Source code of charts
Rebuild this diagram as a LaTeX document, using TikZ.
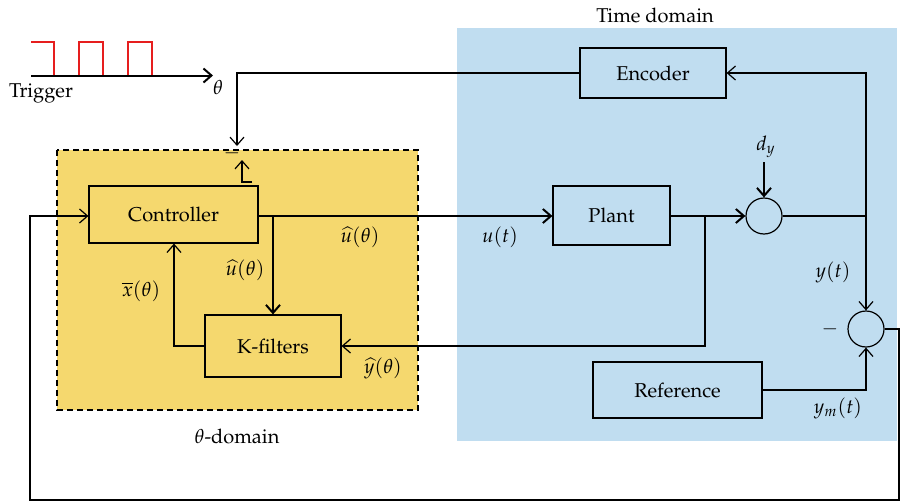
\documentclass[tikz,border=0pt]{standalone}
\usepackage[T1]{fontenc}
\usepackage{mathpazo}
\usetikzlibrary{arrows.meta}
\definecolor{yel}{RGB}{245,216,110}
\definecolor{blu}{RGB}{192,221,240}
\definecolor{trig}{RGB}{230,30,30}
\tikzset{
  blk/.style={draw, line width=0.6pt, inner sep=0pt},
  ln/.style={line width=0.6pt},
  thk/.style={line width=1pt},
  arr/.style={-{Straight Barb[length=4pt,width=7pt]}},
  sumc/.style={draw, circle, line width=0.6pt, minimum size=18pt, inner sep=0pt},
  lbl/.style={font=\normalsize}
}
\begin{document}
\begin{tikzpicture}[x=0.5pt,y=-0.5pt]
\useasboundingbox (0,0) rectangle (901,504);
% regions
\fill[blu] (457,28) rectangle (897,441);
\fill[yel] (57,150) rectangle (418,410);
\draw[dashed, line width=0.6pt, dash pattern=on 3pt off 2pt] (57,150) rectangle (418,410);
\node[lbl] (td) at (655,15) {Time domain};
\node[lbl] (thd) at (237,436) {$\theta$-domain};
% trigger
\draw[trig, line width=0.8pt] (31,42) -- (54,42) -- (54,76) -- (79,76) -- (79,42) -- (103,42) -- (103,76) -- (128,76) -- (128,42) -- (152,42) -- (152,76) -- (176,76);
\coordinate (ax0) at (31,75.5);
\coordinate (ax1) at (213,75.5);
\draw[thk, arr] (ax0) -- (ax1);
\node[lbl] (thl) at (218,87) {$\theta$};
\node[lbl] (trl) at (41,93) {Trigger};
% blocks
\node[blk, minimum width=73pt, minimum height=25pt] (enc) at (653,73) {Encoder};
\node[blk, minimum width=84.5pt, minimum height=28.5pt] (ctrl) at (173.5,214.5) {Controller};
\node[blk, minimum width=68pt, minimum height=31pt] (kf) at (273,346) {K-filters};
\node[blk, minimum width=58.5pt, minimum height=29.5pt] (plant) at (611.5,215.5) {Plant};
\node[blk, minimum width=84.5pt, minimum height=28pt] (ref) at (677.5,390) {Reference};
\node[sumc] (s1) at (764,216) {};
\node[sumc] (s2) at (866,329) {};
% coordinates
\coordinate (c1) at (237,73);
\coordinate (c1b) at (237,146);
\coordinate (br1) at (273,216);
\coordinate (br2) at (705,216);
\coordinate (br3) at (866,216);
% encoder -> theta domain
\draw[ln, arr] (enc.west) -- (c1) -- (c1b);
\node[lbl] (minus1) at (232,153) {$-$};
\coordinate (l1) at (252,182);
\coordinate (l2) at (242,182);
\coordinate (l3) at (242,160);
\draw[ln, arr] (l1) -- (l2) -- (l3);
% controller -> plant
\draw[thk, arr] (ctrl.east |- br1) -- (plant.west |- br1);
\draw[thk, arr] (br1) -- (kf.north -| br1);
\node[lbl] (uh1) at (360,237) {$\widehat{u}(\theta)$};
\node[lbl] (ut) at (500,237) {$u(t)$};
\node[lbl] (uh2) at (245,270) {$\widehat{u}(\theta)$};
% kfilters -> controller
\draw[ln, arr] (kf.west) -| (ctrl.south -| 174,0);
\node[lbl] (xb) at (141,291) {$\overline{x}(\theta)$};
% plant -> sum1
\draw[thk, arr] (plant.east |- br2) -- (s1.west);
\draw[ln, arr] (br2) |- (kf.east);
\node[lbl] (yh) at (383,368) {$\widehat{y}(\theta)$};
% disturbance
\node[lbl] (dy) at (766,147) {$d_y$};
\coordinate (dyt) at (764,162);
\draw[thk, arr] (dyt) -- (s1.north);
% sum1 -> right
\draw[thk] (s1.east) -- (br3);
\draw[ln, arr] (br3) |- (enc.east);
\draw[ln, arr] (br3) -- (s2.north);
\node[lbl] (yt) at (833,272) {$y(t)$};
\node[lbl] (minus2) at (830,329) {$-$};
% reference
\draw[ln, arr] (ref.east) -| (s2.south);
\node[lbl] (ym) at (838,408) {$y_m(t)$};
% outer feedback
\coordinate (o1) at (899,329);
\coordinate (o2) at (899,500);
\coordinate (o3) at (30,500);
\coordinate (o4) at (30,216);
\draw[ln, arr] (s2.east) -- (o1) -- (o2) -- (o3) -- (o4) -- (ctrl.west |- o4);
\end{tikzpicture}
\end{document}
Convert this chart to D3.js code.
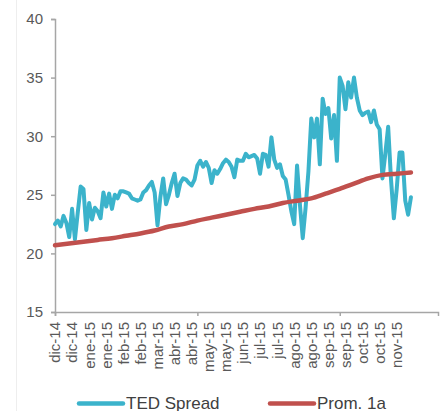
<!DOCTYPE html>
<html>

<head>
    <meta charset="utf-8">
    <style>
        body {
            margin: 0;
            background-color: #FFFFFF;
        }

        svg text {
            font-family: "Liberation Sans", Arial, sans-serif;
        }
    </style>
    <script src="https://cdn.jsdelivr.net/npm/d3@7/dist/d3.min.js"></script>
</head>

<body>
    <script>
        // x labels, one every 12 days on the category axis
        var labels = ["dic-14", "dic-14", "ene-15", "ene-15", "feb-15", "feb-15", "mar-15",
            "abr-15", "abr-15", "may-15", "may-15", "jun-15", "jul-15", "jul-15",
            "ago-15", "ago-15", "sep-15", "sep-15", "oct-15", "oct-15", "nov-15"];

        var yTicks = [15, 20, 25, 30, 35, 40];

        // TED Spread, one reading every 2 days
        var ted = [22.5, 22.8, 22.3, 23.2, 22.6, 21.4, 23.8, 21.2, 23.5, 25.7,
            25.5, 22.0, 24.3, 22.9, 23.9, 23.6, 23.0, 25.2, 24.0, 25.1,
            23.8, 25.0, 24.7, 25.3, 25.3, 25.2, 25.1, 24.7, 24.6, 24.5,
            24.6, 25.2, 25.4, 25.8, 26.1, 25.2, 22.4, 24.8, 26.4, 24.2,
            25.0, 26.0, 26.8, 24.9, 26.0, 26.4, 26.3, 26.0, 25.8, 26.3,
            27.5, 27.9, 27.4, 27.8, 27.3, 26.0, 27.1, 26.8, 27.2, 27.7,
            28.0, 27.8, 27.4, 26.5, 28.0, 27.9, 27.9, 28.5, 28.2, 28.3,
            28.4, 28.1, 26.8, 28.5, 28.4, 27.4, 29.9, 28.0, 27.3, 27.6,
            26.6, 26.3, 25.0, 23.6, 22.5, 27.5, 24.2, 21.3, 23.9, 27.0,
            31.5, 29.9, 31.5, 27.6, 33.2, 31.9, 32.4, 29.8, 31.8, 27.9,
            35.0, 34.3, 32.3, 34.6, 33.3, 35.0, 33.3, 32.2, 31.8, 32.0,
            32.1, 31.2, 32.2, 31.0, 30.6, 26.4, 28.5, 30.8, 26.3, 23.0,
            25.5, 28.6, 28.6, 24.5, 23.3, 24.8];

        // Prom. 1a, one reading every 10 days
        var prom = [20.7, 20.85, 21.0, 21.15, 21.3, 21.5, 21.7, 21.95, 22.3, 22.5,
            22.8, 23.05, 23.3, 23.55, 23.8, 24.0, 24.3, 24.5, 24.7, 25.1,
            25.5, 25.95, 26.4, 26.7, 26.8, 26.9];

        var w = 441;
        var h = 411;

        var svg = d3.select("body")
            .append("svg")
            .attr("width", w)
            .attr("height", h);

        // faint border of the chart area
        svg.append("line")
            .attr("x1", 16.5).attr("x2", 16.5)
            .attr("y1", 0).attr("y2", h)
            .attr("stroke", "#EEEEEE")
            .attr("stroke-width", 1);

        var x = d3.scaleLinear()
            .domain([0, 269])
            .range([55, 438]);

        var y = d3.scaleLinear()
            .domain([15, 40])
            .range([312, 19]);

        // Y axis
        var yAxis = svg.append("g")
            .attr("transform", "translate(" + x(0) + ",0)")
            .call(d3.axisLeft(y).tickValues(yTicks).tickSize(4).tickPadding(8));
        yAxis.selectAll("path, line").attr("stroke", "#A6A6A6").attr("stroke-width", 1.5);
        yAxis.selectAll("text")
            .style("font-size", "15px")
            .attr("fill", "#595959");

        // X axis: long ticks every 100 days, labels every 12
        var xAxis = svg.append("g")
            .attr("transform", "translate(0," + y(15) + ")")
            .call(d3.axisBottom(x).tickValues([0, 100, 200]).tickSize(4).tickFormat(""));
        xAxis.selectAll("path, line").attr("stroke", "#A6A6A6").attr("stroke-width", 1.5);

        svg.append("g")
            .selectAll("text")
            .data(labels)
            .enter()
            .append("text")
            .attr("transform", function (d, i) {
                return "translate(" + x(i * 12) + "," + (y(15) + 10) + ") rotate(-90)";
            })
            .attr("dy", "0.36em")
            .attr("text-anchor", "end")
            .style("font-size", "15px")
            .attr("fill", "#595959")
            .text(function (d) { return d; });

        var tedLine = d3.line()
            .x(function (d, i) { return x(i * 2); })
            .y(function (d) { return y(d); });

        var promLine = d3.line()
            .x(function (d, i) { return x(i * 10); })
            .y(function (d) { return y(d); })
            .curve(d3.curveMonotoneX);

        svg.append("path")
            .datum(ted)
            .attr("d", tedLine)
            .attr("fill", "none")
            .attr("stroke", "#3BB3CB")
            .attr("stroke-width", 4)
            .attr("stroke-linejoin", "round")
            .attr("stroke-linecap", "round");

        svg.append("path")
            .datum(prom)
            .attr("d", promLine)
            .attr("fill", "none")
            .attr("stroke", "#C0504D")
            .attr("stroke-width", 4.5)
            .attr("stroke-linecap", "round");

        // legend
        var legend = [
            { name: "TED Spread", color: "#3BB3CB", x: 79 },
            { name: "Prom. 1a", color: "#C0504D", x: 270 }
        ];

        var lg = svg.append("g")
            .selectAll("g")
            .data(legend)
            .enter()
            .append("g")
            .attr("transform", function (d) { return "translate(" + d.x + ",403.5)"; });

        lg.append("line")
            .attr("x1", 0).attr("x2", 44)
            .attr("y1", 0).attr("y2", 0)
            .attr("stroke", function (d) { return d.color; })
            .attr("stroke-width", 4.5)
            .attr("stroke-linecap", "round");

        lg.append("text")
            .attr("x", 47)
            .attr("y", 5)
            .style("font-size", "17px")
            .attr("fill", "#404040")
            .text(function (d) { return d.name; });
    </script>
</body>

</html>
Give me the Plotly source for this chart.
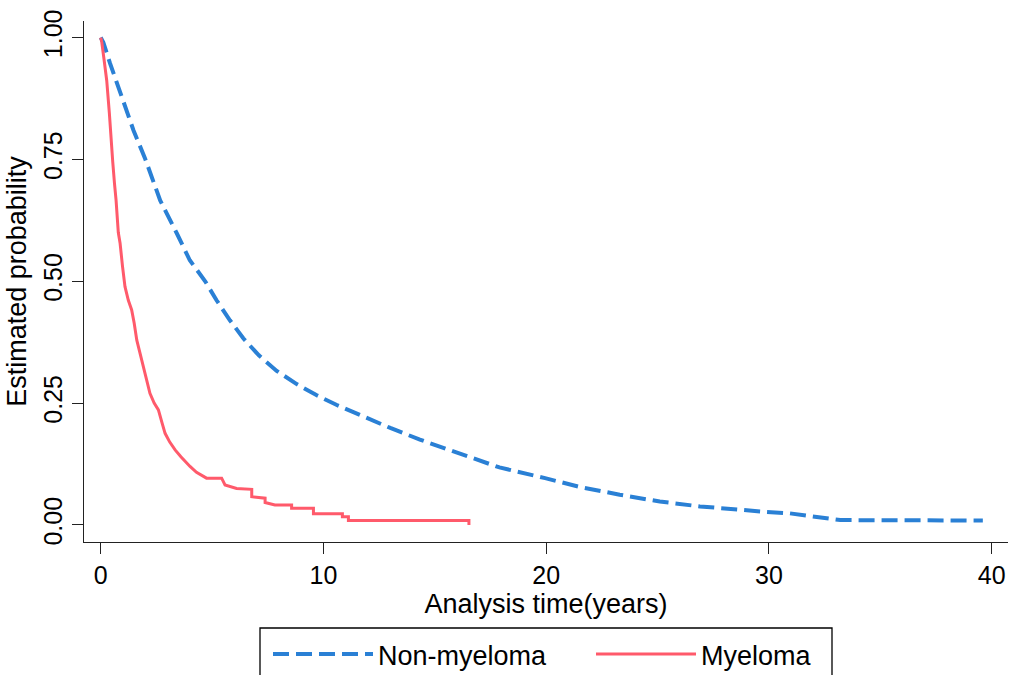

• _Requirement_:
Leave out the pictures and give again exactly the lines from the one with "Convert this chart to D3.js code." through the one with "var yTicks = [15, 20, 25, 30, 35, 40];", and no others.

• _The solution_:
Convert this chart to D3.js code.
<!DOCTYPE html>
<html>

<head>
    <meta charset="utf-8">
    <style>
        body {
            margin: 0;
            background-color: #FFFFFF;
        }

        svg text {
            font-family: "Liberation Sans", Arial, sans-serif;
        }
    </style>
    <script src="https://cdn.jsdelivr.net/npm/d3@7/dist/d3.min.js"></script>
</head>

<body>
    <script>
        // x labels, one every 12 days on the category axis
        var labels = ["dic-14", "dic-14", "ene-15", "ene-15", "feb-15", "feb-15", "mar-15",
            "abr-15", "abr-15", "may-15", "may-15", "jun-15", "jul-15", "jul-15",
            "ago-15", "ago-15", "sep-15", "sep-15", "oct-15", "oct-15", "nov-15"];

        var yTicks = [15, 20, 25, 30, 35, 40];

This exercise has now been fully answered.